**WHAT YOU ARE ASKED TO DO:**
Reproduce precisely the lines between the start of the data below and the line with "const yMax = 250;", both included.

========

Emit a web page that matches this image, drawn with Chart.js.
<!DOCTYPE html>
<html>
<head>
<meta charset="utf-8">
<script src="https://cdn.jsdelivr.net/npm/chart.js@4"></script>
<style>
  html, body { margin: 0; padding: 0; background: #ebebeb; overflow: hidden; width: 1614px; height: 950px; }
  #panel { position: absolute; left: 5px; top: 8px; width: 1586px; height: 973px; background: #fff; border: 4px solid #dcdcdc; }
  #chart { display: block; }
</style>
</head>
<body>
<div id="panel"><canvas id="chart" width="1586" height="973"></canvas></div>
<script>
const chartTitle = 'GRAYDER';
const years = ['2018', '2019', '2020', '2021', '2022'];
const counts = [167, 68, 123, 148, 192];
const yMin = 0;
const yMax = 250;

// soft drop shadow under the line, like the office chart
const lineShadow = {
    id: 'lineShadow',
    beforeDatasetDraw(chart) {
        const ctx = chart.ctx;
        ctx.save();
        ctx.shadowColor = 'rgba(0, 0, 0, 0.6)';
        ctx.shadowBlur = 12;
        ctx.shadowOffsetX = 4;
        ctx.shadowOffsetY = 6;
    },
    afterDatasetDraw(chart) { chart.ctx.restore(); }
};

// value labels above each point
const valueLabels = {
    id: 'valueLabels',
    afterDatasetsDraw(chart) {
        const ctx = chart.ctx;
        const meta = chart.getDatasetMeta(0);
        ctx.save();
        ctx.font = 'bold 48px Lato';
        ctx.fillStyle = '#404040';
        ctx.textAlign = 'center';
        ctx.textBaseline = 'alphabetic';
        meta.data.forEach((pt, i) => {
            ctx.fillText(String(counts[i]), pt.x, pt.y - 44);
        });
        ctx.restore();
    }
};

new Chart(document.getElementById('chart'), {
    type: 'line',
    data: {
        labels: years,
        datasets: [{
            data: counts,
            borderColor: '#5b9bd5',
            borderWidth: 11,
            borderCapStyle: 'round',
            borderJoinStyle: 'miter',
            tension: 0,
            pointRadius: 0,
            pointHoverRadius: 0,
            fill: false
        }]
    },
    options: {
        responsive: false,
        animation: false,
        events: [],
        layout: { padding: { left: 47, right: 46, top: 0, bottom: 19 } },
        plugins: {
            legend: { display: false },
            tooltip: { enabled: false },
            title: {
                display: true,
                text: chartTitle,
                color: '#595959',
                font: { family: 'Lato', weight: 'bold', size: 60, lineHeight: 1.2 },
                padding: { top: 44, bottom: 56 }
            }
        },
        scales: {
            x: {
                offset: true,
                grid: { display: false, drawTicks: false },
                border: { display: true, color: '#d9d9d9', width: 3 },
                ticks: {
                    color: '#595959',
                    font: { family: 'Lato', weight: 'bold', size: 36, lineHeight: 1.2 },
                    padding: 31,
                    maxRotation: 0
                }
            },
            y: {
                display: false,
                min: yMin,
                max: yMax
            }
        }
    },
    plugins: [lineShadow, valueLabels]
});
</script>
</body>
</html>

========

**SOLUTION TO THIS EXERCISE:**
Emit a web page that matches this image, drawn with Chart.js.
<!DOCTYPE html>
<html>
<head>
<meta charset="utf-8">
<script src="https://cdn.jsdelivr.net/npm/chart.js@4"></script>
<style>
  html, body { margin: 0; padding: 0; background: #ebebeb; overflow: hidden; width: 1614px; height: 950px; }
  #panel { position: absolute; left: 5px; top: 8px; width: 1586px; height: 973px; background: #fff; border: 4px solid #dcdcdc; }
  #chart { display: block; }
</style>
</head>
<body>
<div id="panel"><canvas id="chart" width="1586" height="973"></canvas></div>
<script>
const chartTitle = 'GRAYDER';
const years = ['2018', '2019', '2020', '2021', '2022'];
const counts = [167, 68, 123, 148, 192];
const yMin = 0;
const yMax = 250;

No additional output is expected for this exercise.